Am Ende stand ein klares Ergebnis auf der Anzeigetafel – und dennoch ein großes Fragezeichen im Raum. Mit 0:3 unterlag Eintracht Frankfurt dem FC Bayern München am Samstagnachmittag vor der beeindruckenden Kulisse von 30.500 Zuschauerinnen und Zuschauern im Waldstadion.
Es war ein Bundesliga-Rekord für die SGE – und doch überwogen am Ende nicht Stolz oder Euphorie, sondern Ratlosigkeit. Der Grund: eine Szene, die mehr über den Zustand des Frauenfußballs in Deutschland sagt als so mancher Tabellenstand.
Es war die 29. Minute, als Pernille Harder sich im Strafraum zur Grundlinie bewegte und den Ball in die Mitte passen wollte. Den ersten Passversuch bekommt Harder direkt wieder von Mitspielerin Lea Schüller zurück. Auf der Torauslinie spitzelte sie dann den Ball zu Klara Bühl, die ihn kompromisslos zum 0:2 ins Netz jagte. Jubel brandete auf, dann verhaltenes Zögern, dann Konfusion.
Die Schiedsrichterin Karoline Wacker und ihr Team wirkten unschlüssig. War das regulär? War Harder im Abseits? War der Ball überhaupt noch im Spiel? Erst hieß es: Tor. Dann: keines. Dann: doch wieder Tor.
"Ich habe es auch gar nicht verstanden", sagte Frankfurt-Spielerin Pia-Sophie Wolter nach dem Spiel. "Erst war es Tor, dann kein Tor, dann wurde diskutiert, dann war es doch wieder ein Tor." Kollegin Sophia Kleinherne sprach von Hörensagen. Es seien wohl noch zwei Frankfurterinnen auf der Linie gestanden – und daher kein Abseits. Sicher war sich niemand. Später war an den TV-Bildern klar zu erkennen: Harder stand beim Abspiel von Schüller klar im Abseits. Doch hier liegt das Problem.

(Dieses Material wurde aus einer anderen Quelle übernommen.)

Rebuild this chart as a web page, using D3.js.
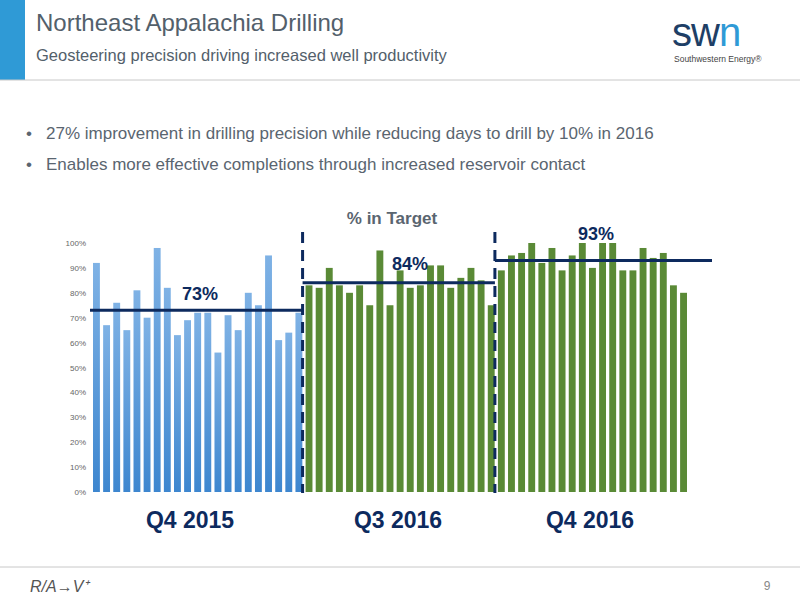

Denn was in der Bundesliga der Männer binnen Sekunden per Videobeweis geklärt würde, bleibt in der Frauen-Bundesliga der subjektiven Einschätzung und Kommunikation eines Schiedsrichterinnen-Gespanns überlassen. Eine Tatsachenentscheidung in ihrer reinsten Form – aber eben auch eine Entscheidung ohne Rückversicherung.

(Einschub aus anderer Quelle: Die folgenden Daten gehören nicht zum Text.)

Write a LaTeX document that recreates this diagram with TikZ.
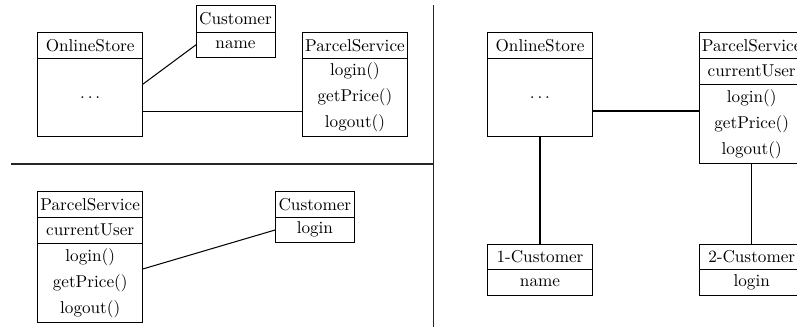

Für Laura Freigang ist das nicht mehr zeitgemäß. Die Nationalspielerin regt zum Denken an: "Langsam bin ich für eine Debatte über VAR in der FBL, ich bin ehrlich...", heißt es in ihrer Instagram-Story. Veröffentlicht am Sonntagvormittag, der Tag nach dem Topspiel.
Es ist ein Ruf, der nicht zum ersten Mal ertönt – aber vielleicht inzwischen lauter klingt als je zuvor.

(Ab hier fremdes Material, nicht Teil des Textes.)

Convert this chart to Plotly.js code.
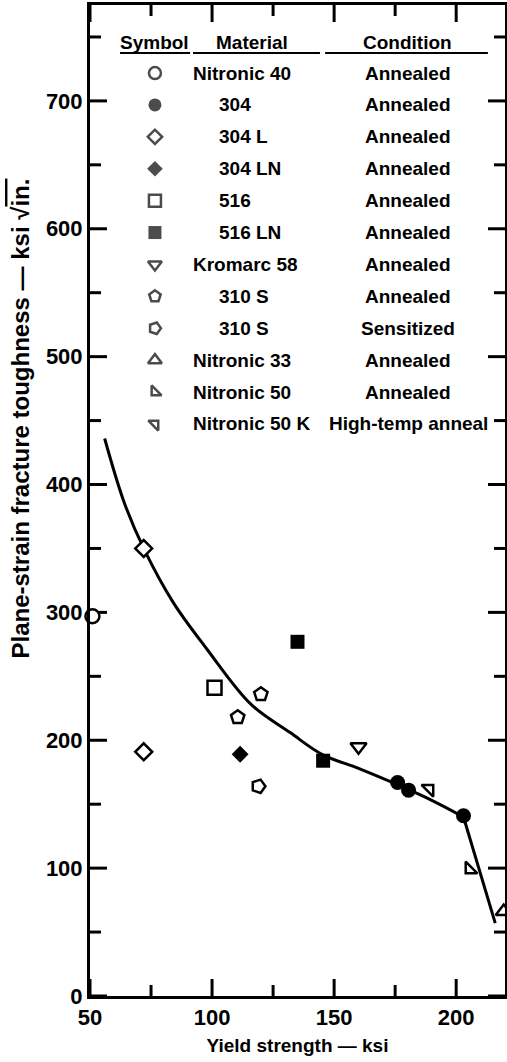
<!DOCTYPE html>
<html>
<head>
<meta charset="utf-8">
<script src="https://cdn.plot.ly/plotly-3.0.1.min.js"></script>
<style>
html,body{margin:0;padding:0;background:#fff;}
#chart{width:507px;height:1062px;}
</style>
</head>
<body>
<div id="chart"></div>
<script>
// ---------- data ----------
const materials  = ['Nitronic 40','304','304 L','304 LN','516','516 LN','Kromarc 58','310 S','310 S','Nitronic 33','Nitronic 50','Nitronic 50 K'];
const conditions = ['Annealed','Annealed','Annealed','Annealed','Annealed','Annealed','Annealed','Annealed','Sensitized','Annealed','Annealed','High-temp anneal'];

const n40X   = [51];            const n40Y   = [297];
const s304X  = [176, 180.5, 203]; const s304Y = [167, 161, 141];
const s304LX = [72, 72];        const s304LY = [350, 191];
const s304LNX= [111.5];         const s304LNY= [189];
const s516X  = [101];           const s516Y  = [241];
const s516LNX= [135, 145.5];    const s516LNY= [277, 184];
const kromX  = [160];           const kromY  = [195];
const s310AX = [110.5, 120];    const s310AY = [218, 236];
const s310SX = [119];           const s310SY = [164];
const n33X   = [219.5];         const n33Y   = [66];
const n50X   = [205.5];         const n50Y   = [99];
const n50KX  = [189];           const n50KY  = [162];

const curveX = [56, 64, 72, 84, 98, 116, 132, 145, 160, 175, 190, 203];
const curveY = [436, 386, 350, 308, 271, 228, 206, 189, 178, 166, 153, 140];
const kinkX  = [203, 216];
const kinkY  = [140, 57];

const xTicks = [50, 100, 150, 200];
const xMinor = [75, 125, 175];
const yTicks = [0, 100, 200, 300, 400, 500, 600, 700];
const yMinor = [50, 150, 250, 350, 450, 550, 650, 750];

// ---------- styles / layout of the key table (in axis units) ----------
const seriesX = [n40X, s304X, s304LX, s304LNX, s516X, s516LNX, kromX, s310AX, s310SX, n33X, n50X, n50KX];
const seriesY = [n40Y, s304Y, s304LY, s304LNY, s516Y, s516LNY, kromY, s310AY, s310SY, n33Y, n50Y, n50KY];
const symbolOf = ['circle','circle','diamond','diamond','square','square','triangle-down','pentagon','pentagon','triangle-up','triangle-sw','triangle-ne'];
const filledOf = [false,true,false,true,false,true,false,false,false,false,false,false];
const angleOf  = [0,0,0,0,0,0,0,0,90,0,0,0];
const sizeOf   = [14,15,13,13,14,14,14,14,14,14,13,13];
const legSize  = [12,13,11,12,12,13,12,12,12,12,11,11];

const X_RANGE = [50, 220], Y_RANGE = [0, 775];
const W = 507, H = 1062, M = {l: 90, r: 2, t: 5, b: 66};
const KEY_TOP = 721.8, KEY_STEP = 24.95;           // row 0 centre and spacing (y units)
const KEY_SYM_X = 76.6, KEY_MAT_X_NUM = 102.0, KEY_MAT_X_TXT = 91.4, KEY_COND_X = 180.3;
const KEY_HEAD_Y = 745.3, KEY_LINE_Y = 737.5;
const MAJOR_LEN = 17, MINOR_LEN = 11;               // tick lengths in px

const FONT = 'Liberation Sans, Arial, Helvetica, sans-serif';
const BLACK = '#000';

const traces = [];

// inward ticks on all four sides (built from the tick arrays, drawn through the axes)
const pxPerX = (W - M.l - M.r) / (X_RANGE[1] - X_RANGE[0]);
const pxPerY = (H - M.t - M.b) / (Y_RANGE[1] - Y_RANGE[0]);
const tickX = [], tickY = [];
function addYTick(v, len) {
  const d = len / pxPerX;
  tickX.push(X_RANGE[0], X_RANGE[0] + d, null, X_RANGE[1] - d, X_RANGE[1], null);
  tickY.push(v, v, null, v, v, null);
}
function addXTick(v, len) {
  const d = len / pxPerY;
  tickX.push(v, v, null, v, v, null);
  tickY.push(Y_RANGE[0], Y_RANGE[0] + d, null, Y_RANGE[1] - d, Y_RANGE[1], null);
}
yTicks.forEach(v => addYTick(v, MAJOR_LEN));
yMinor.forEach(v => addYTick(v, MINOR_LEN));
xTicks.forEach(v => addXTick(v, MAJOR_LEN));
xMinor.forEach(v => addXTick(v, MINOR_LEN));
traces.push({x: tickX, y: tickY, mode: 'lines', type: 'scatter', connectgaps: false,
  line: {color: BLACK, width: 3}, hoverinfo: 'skip', showlegend: false});

traces.push({x: curveX, y: curveY, mode: 'lines', type: 'scatter', line: {color: BLACK, width: 3, shape: 'spline', smoothing: 1}, hoverinfo: 'skip', showlegend: false});
traces.push({x: kinkX, y: kinkY, mode: 'lines', type: 'scatter', line: {color: BLACK, width: 3}, hoverinfo: 'skip', showlegend: false});

for (let i = 0; i < materials.length; i++) {
  traces.push({
    x: seriesX[i], y: seriesY[i], type: 'scatter', mode: 'markers',
    name: materials[i] + ' ' + conditions[i],
    cliponaxis: i === 9,
    marker: {symbol: symbolOf[i], size: sizeOf[i], angle: angleOf[i],
             color: filledOf[i] ? BLACK : '#fff',
             line: {color: BLACK, width: filledOf[i] ? 0 : 2.5}},
    showlegend: false
  });
}

// key symbols
const rows = materials.map((m, i) => i);
traces.push({
  x: rows.map(() => KEY_SYM_X), y: rows.map(i => KEY_TOP - i * KEY_STEP),
  type: 'scatter', mode: 'markers', hoverinfo: 'skip', showlegend: false,
  marker: {symbol: symbolOf, size: legSize, angle: angleOf,
           color: filledOf.map(f => f ? BLACK : '#fff'),
           line: {color: BLACK, width: filledOf.map(f => f ? 0 : 2.5)}}
});

const tf = {family: FONT, size: 19, color: BLACK, weight: 'bold'};
const annotations = [];
const hd = (x, t) => ({xref: 'x', yref: 'y', x: x, y: KEY_HEAD_Y, text: t, showarrow: false, font: tf, xanchor: 'center', yanchor: 'middle'});
annotations.push(hd(76.6, 'Symbol'), hd(116.4, 'Material'), hd(179.9, 'Condition'));
for (let i = 0; i < materials.length; i++) {
  const digit = /^[0-9]/.test(materials[i]);
  const yy = KEY_TOP - i * KEY_STEP;
  annotations.push({xref: 'x', yref: 'y', x: digit ? KEY_MAT_X_NUM : KEY_MAT_X_TXT, y: yy, text: materials[i], showarrow: false, font: tf, xanchor: 'left', yanchor: 'middle'});
  annotations.push({xref: 'x', yref: 'y', x: KEY_COND_X, y: yy, text: conditions[i], showarrow: false, font: tf, xanchor: 'center', yanchor: 'middle'});
}
// y-axis title
annotations.push({xref: 'paper', yref: 'paper', x: -0.168, y: 0.583, textangle: -90,
  text: 'Plane-strain fracture toughness — ksi √<span style="text-decoration:overline">in.</span>',
  showarrow: false, font: {family: FONT, size: 24, color: BLACK, weight: 'bold'}, xanchor: 'center', yanchor: 'middle'});

const shapes = [
  {type: 'line', xref: 'x', yref: 'y', x0: 62.3, x1: 91.0, y0: KEY_LINE_Y, y1: KEY_LINE_Y, line: {color: BLACK, width: 2}},
  {type: 'line', xref: 'x', yref: 'y', x0: 92.2, x1: 144.2, y0: KEY_LINE_Y, y1: KEY_LINE_Y, line: {color: BLACK, width: 2}},
  {type: 'line', xref: 'x', yref: 'y', x0: 146.3, x1: 213.0, y0: KEY_LINE_Y, y1: KEY_LINE_Y, line: {color: BLACK, width: 2}}
];

const tickFont = {family: FONT, size: 22, color: BLACK, weight: 'bold'};
const layout = {
  width: W, height: H,
  margin: M,
  showlegend: false,
  xaxis: {
    range: X_RANGE, tickmode: 'array', tickvals: xTicks, ticktext: xTicks.map(String),
    ticks: '', showline: true, linewidth: 3, linecolor: BLACK, mirror: true,
    showgrid: false, zeroline: false, tickfont: tickFont,
    title: {text: 'Yield strength — ksi', font: {family: FONT, size: 19, color: BLACK, weight: 'bold'}, standoff: 10}
  },
  yaxis: {
    range: Y_RANGE, tickmode: 'array', tickvals: yTicks, ticktext: yTicks.map(String),
    ticks: '', showline: true, linewidth: 3, linecolor: BLACK, mirror: true,
    showgrid: false, zeroline: false, tickfont: tickFont
  },
  annotations: annotations,
  shapes: shapes
};

Plotly.newPlot('chart', traces, layout, {staticPlot: true});
</script>
</body>
</html>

Dass es in der Frauen-Bundesliga bis heute keinen VAR gibt, hat mit mehr zu tun als nur mit Abwägung. Es geht ums Geld – und um Infrastruktur. Der Deutsche Fußball-Bund (DFB) begründet das Fehlen technischer Hilfsmittel mit zu hohen Kosten.
Die stadioneigene Ausstattung, die es für den VAR braucht – mehrere Kameraperspektiven, Echtzeitverbindungen ins Kölner Videozentrum –, sei in den meisten Spielstätten der Liga schlicht nicht vorhanden.
Der finanzielle Aufwand für Nachrüstungen wäre erheblich, der Mehrwert – aus Sicht der Verantwortlichen – bislang nicht groß genug. Dabei sprechen Spielerinnen, Trainer und Funktionärinnen längst eine andere Sprache.
"Das kann spielentscheidend sein in der Situation", sagte Katharina Kiel, Technische Direktorin der Eintracht, in der Halbzeitpause der ARD. Auch sie sprach sich für den VAR aus. Trainer Niko Arnautis übte sich zwar in Zurückhaltung ("Ich will niemandem einen Vorwurf machen"), verwies aber auf die fehlende Kaltschnäuzigkeit seiner Mannschaft – und die gravierende Wirkung des zweiten Gegentreffers.
Der FC Bayern hingegen zieht mit dem Sieg einsam seine Kreise an der Tabellenspitze und vor Frankfurt drei Spieltage vor Schluss bereits neun Punkte Vorsprung. Alles spricht für die dritte Meisterschaft in Folge.
Und doch wird dieser Tag nicht als ein weiterer Schritt Richtung Titel in Erinnerung bleiben – sondern als ein Symbol für eine Liga, die sportlich wächst, aber strukturell noch immer gegen Windmühlen kämpft.